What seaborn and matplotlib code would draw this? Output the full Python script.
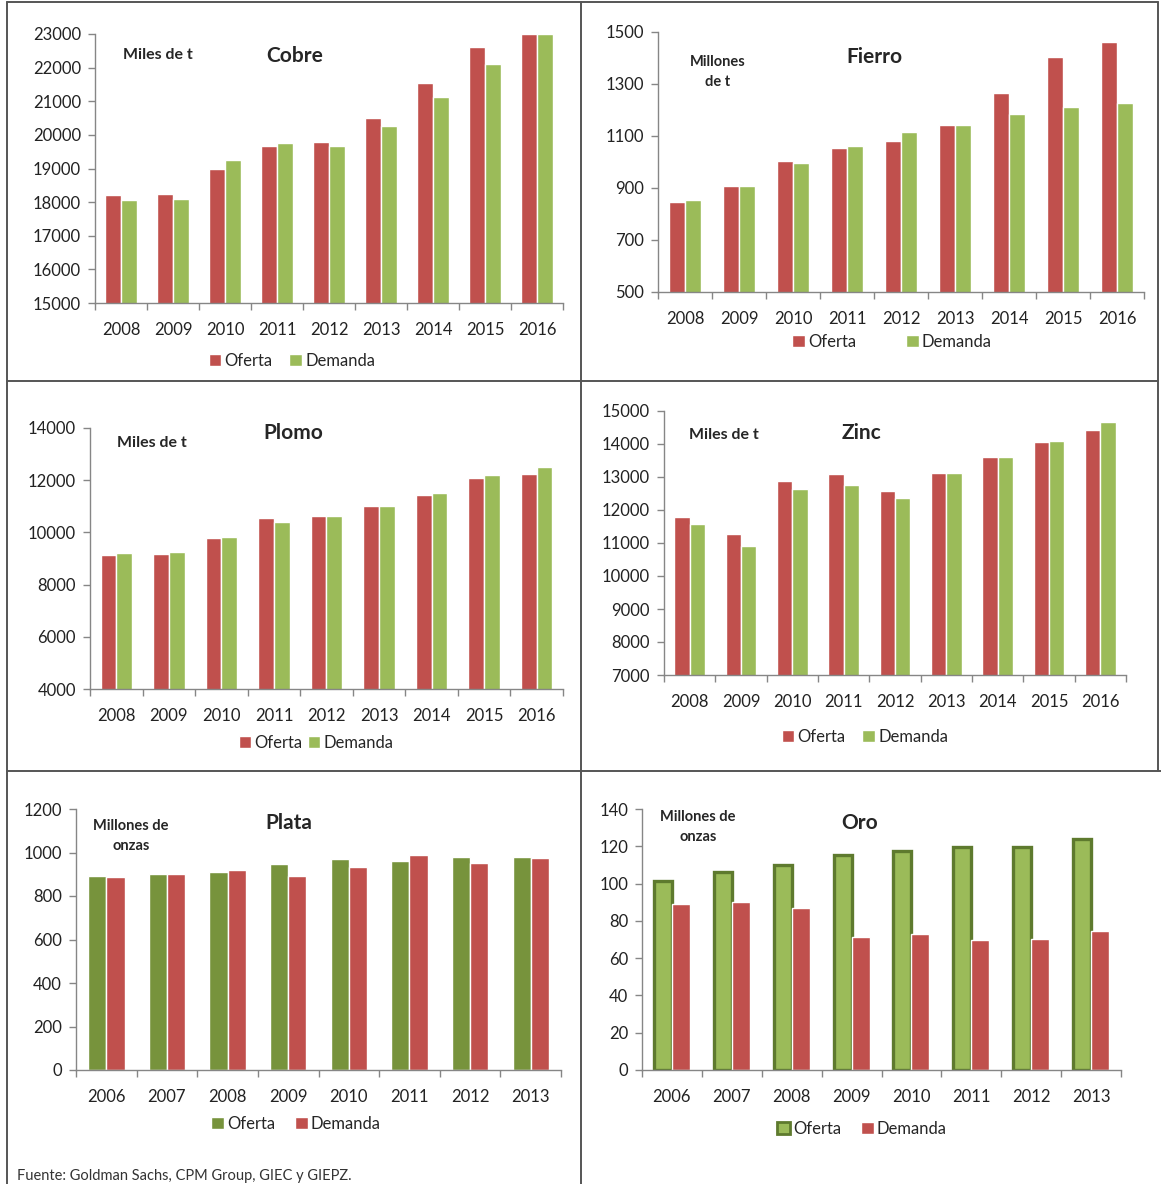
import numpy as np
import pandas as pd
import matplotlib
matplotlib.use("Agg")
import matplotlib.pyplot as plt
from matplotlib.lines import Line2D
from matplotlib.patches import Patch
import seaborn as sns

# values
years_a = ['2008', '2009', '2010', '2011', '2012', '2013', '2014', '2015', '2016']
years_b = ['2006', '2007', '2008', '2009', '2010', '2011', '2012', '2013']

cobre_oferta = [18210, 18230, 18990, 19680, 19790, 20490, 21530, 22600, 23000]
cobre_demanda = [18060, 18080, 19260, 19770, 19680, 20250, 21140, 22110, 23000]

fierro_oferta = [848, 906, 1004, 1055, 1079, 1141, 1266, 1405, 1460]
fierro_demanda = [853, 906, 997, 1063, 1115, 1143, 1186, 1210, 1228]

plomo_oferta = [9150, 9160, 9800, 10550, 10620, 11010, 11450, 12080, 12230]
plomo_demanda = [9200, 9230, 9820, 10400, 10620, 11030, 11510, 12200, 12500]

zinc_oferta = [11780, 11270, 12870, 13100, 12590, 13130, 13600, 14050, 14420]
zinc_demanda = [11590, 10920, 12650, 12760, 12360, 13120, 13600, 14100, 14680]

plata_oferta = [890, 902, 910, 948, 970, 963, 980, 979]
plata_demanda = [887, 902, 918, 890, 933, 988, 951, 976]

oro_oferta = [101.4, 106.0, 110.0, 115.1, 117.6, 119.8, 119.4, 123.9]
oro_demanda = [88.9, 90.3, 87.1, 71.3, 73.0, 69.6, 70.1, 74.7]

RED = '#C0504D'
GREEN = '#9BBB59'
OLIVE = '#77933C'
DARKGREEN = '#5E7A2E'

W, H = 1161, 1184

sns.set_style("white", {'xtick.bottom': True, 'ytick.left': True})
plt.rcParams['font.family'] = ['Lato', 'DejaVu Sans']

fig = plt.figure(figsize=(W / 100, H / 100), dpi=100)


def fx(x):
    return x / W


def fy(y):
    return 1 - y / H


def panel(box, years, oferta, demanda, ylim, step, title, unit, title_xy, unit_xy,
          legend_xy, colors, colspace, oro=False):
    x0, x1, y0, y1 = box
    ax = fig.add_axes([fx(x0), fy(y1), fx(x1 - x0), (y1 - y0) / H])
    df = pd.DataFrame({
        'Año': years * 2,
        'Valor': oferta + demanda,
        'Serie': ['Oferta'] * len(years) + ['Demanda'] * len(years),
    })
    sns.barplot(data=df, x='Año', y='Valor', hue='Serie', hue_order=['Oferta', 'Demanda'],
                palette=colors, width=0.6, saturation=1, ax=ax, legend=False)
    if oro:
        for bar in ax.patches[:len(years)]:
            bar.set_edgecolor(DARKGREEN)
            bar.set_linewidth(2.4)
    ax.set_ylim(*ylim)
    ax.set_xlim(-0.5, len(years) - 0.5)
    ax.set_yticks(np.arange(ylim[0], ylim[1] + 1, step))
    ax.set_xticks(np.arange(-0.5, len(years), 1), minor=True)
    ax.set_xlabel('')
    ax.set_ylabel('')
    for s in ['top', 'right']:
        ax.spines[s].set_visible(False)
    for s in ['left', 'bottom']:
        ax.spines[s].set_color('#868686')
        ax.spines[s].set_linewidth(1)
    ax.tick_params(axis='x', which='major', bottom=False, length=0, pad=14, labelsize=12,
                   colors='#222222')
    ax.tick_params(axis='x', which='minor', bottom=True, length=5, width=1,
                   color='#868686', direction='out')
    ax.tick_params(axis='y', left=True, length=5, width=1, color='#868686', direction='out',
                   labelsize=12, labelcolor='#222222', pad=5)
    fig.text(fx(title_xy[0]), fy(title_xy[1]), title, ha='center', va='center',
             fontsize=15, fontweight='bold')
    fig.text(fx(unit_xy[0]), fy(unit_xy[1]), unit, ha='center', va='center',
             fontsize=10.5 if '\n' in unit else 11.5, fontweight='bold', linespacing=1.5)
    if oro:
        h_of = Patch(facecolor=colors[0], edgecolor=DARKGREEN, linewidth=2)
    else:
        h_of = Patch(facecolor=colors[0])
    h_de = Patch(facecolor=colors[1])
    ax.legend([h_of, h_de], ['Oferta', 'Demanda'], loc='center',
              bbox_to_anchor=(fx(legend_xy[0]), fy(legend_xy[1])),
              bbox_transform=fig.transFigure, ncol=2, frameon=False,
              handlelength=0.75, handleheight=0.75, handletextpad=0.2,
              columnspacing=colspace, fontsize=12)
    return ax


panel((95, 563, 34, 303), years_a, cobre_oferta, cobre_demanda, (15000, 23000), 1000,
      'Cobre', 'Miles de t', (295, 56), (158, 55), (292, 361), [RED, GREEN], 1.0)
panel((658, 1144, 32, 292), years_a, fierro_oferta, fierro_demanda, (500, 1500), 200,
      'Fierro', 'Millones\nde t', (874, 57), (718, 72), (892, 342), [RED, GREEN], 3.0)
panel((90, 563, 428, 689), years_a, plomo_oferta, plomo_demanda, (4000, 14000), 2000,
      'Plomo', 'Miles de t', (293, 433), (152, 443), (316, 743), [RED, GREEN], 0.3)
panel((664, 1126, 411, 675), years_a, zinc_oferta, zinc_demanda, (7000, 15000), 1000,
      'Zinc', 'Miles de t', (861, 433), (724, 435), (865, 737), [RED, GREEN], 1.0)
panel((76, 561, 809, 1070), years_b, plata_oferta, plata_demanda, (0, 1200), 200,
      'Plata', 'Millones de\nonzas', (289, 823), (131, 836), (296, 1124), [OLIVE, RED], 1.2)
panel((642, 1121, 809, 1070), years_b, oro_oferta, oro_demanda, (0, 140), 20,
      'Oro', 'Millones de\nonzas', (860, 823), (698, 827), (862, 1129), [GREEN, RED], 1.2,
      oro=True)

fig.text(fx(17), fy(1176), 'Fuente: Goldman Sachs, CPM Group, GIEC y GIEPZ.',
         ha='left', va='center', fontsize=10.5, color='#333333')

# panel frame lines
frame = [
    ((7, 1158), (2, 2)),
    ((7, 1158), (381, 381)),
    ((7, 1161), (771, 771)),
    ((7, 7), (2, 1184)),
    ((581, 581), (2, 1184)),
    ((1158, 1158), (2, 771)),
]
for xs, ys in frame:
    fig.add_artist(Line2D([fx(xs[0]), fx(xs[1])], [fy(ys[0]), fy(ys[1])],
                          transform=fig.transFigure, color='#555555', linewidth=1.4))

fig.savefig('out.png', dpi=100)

+--

* _WHAT THIS TASK INVOLVES_
Leave out the pictures and copy the rest of the material above exactly.

* _REPLY TO THE TASK_
What seaborn and matplotlib code would draw this? Output the full Python script.
import numpy as np
import pandas as pd
import matplotlib
matplotlib.use("Agg")
import matplotlib.pyplot as plt
from matplotlib.lines import Line2D
from matplotlib.patches import Patch
import seaborn as sns

# values
years_a = ['2008', '2009', '2010', '2011', '2012', '2013', '2014', '2015', '2016']
years_b = ['2006', '2007', '2008', '2009', '2010', '2011', '2012', '2013']

cobre_oferta = [18210, 18230, 18990, 19680, 19790, 20490, 21530, 22600, 23000]
cobre_demanda = [18060, 18080, 19260, 19770, 19680, 20250, 21140, 22110, 23000]

fierro_oferta = [848, 906, 1004, 1055, 1079, 1141, 1266, 1405, 1460]
fierro_demanda = [853, 906, 997, 1063, 1115, 1143, 1186, 1210, 1228]

plomo_oferta = [9150, 9160, 9800, 10550, 10620, 11010, 11450, 12080, 12230]
plomo_demanda = [9200, 9230, 9820, 10400, 10620, 11030, 11510, 12200, 12500]

zinc_oferta = [11780, 11270, 12870, 13100, 12590, 13130, 13600, 14050, 14420]
zinc_demanda = [11590, 10920, 12650, 12760, 12360, 13120, 13600, 14100, 14680]

plata_oferta = [890, 902, 910, 948, 970, 963, 980, 979]
plata_demanda = [887, 902, 918, 890, 933, 988, 951, 976]

oro_oferta = [101.4, 106.0, 110.0, 115.1, 117.6, 119.8, 119.4, 123.9]
oro_demanda = [88.9, 90.3, 87.1, 71.3, 73.0, 69.6, 70.1, 74.7]

RED = '#C0504D'
GREEN = '#9BBB59'
OLIVE = '#77933C'
DARKGREEN = '#5E7A2E'

W, H = 1161, 1184

sns.set_style("white", {'xtick.bottom': True, 'ytick.left': True})
plt.rcParams['font.family'] = ['Lato', 'DejaVu Sans']

fig = plt.figure(figsize=(W / 100, H / 100), dpi=100)


def fx(x):
    return x / W


def fy(y):
    return 1 - y / H


def panel(box, years, oferta, demanda, ylim, step, title, unit, title_xy, unit_xy,
          legend_xy, colors, colspace, oro=False):
    x0, x1, y0, y1 = box
    ax = fig.add_axes([fx(x0), fy(y1), fx(x1 - x0), (y1 - y0) / H])
    df = pd.DataFrame({
        'Año': years * 2,
        'Valor': oferta + demanda,
        'Serie': ['Oferta'] * len(years) + ['Demanda'] * len(years),
    })
    sns.barplot(data=df, x='Año', y='Valor', hue='Serie', hue_order=['Oferta', 'Demanda'],
                palette=colors, width=0.6, saturation=1, ax=ax, legend=False)
    if oro:
        for bar in ax.patches[:len(years)]:
            bar.set_edgecolor(DARKGREEN)
            bar.set_linewidth(2.4)
    ax.set_ylim(*ylim)
    ax.set_xlim(-0.5, len(years) - 0.5)
    ax.set_yticks(np.arange(ylim[0], ylim[1] + 1, step))
    ax.set_xticks(np.arange(-0.5, len(years), 1), minor=True)
    ax.set_xlabel('')
    ax.set_ylabel('')
    for s in ['top', 'right']:
        ax.spines[s].set_visible(False)
    for s in ['left', 'bottom']:
        ax.spines[s].set_color('#868686')
        ax.spines[s].set_linewidth(1)
    ax.tick_params(axis='x', which='major', bottom=False, length=0, pad=14, labelsize=12,
                   colors='#222222')
    ax.tick_params(axis='x', which='minor', bottom=True, length=5, width=1,
                   color='#868686', direction='out')
    ax.tick_params(axis='y', left=True, length=5, width=1, color='#868686', direction='out',
                   labelsize=12, labelcolor='#222222', pad=5)
    fig.text(fx(title_xy[0]), fy(title_xy[1]), title, ha='center', va='center',
             fontsize=15, fontweight='bold')
    fig.text(fx(unit_xy[0]), fy(unit_xy[1]), unit, ha='center', va='center',
             fontsize=10.5 if '\n' in unit else 11.5, fontweight='bold', linespacing=1.5)
    if oro:
        h_of = Patch(facecolor=colors[0], edgecolor=DARKGREEN, linewidth=2)
    else:
        h_of = Patch(facecolor=colors[0])
    h_de = Patch(facecolor=colors[1])
    ax.legend([h_of, h_de], ['Oferta', 'Demanda'], loc='center',
              bbox_to_anchor=(fx(legend_xy[0]), fy(legend_xy[1])),
              bbox_transform=fig.transFigure, ncol=2, frameon=False,
              handlelength=0.75, handleheight=0.75, handletextpad=0.2,
              columnspacing=colspace, fontsize=12)
    return ax


panel((95, 563, 34, 303), years_a, cobre_oferta, cobre_demanda, (15000, 23000), 1000,
      'Cobre', 'Miles de t', (295, 56), (158, 55), (292, 361), [RED, GREEN], 1.0)
panel((658, 1144, 32, 292), years_a, fierro_oferta, fierro_demanda, (500, 1500), 200,
      'Fierro', 'Millones\nde t', (874, 57), (718, 72), (892, 342), [RED, GREEN], 3.0)
panel((90, 563, 428, 689), years_a, plomo_oferta, plomo_demanda, (4000, 14000), 2000,
      'Plomo', 'Miles de t', (293, 433), (152, 443), (316, 743), [RED, GREEN], 0.3)
panel((664, 1126, 411, 675), years_a, zinc_oferta, zinc_demanda, (7000, 15000), 1000,
      'Zinc', 'Miles de t', (861, 433), (724, 435), (865, 737), [RED, GREEN], 1.0)
panel((76, 561, 809, 1070), years_b, plata_oferta, plata_demanda, (0, 1200), 200,
      'Plata', 'Millones de\nonzas', (289, 823), (131, 836), (296, 1124), [OLIVE, RED], 1.2)
panel((642, 1121, 809, 1070), years_b, oro_oferta, oro_demanda, (0, 140), 20,
      'Oro', 'Millones de\nonzas', (860, 823), (698, 827), (862, 1129), [GREEN, RED], 1.2,
      oro=True)

fig.text(fx(17), fy(1176), 'Fuente: Goldman Sachs, CPM Group, GIEC y GIEPZ.',
         ha='left', va='center', fontsize=10.5, color='#333333')

# panel frame lines
frame = [
    ((7, 1158), (2, 2)),
    ((7, 1158), (381, 381)),
    ((7, 1161), (771, 771)),
    ((7, 7), (2, 1184)),
    ((581, 581), (2, 1184)),
    ((1158, 1158), (2, 771)),
]
for xs, ys in frame:
    fig.add_artist(Line2D([fx(xs[0]), fx(xs[1])], [fy(ys[0]), fy(ys[1])],
                          transform=fig.transFigure, color='#555555', linewidth=1.4))

fig.savefig('out.png', dpi=100)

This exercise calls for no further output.